SRAM Design for 22-nm ETSOI Technology: Selective Cell Current Boosting and Asymmetric Back-Gate Write-Assist Circuit

• Published in: IEEE transactions on circuits and systems. I, Regular papers Vol. 62; no. 6; pp. 1538 - 1545
• Main Authors: Younghwi Yang, Juhyun Park, Seung Chul Song, Wang, Joseph, Yeap, Geoffrey, Seong-Ook Jung
• Format: Journal Article
• Language: English
• Published: New York IEEE 01.06.2015; The Institute of Electrical and Electronics Engineers, Inc. (IEEE)
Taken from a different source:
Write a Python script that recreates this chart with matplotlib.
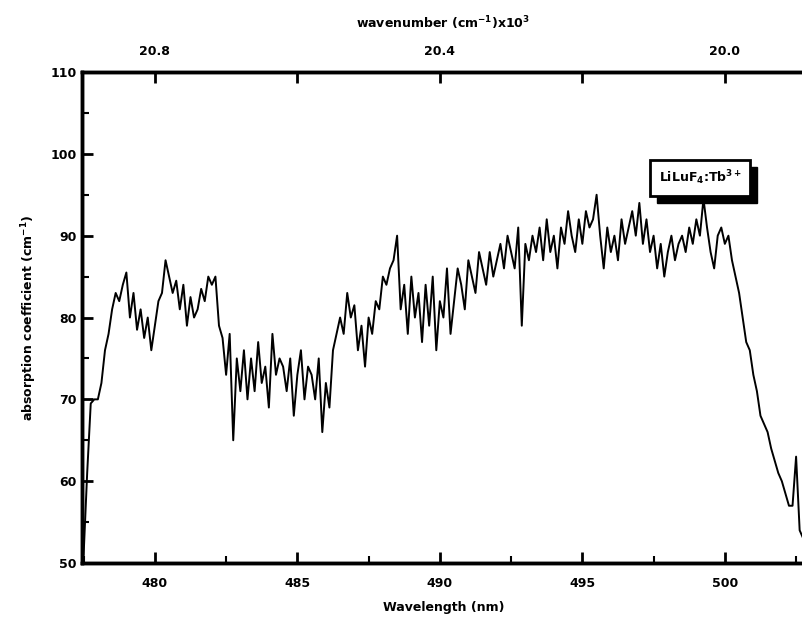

• Subjects: Back gate; CD recordable; Circuit stability; extremely thin silicon-on-insulator (ETSOI); Inverters; Logic gates; MOS devices; Random access memory; read-assist circuit; SRAM cells; static random-access memory (SRAM); Transistors; write-assist circuit
• ISSN: 1549-8328; 1558-0806
• DOI: 10.1109/TCSI.2015.2416814

As the semiconductor technology scales down, the read stability and write ability of a static random-access memory (SRAM) cell are degraded because of the increased mismatch among its transistors. Extremely thin silicon-on-insulator is one of the attractive candidates to reduce this mismatch, and it offers an independent back-gate control using a thin buried oxide. The implementation of back-gate control has recently attracted much interest to improve the read stability and write ability. In this paper, we propose a selective cell current (ICELL) boosting scheme (SIB) and an asymmetric back-gate control write-assist (ABC-WA) circuit. SIB enhances the read performance by selectively boosting ICELL of the SRAM cells. ABC-WA enhances the write ability by forward biasing the NMOSs at one side, which improves the write ability with reduction in the dynamic power overhead and without requiring a voltage generator. The proposed SRAM design improves the read performance and energy by 38.6% and 24.9%, respectively.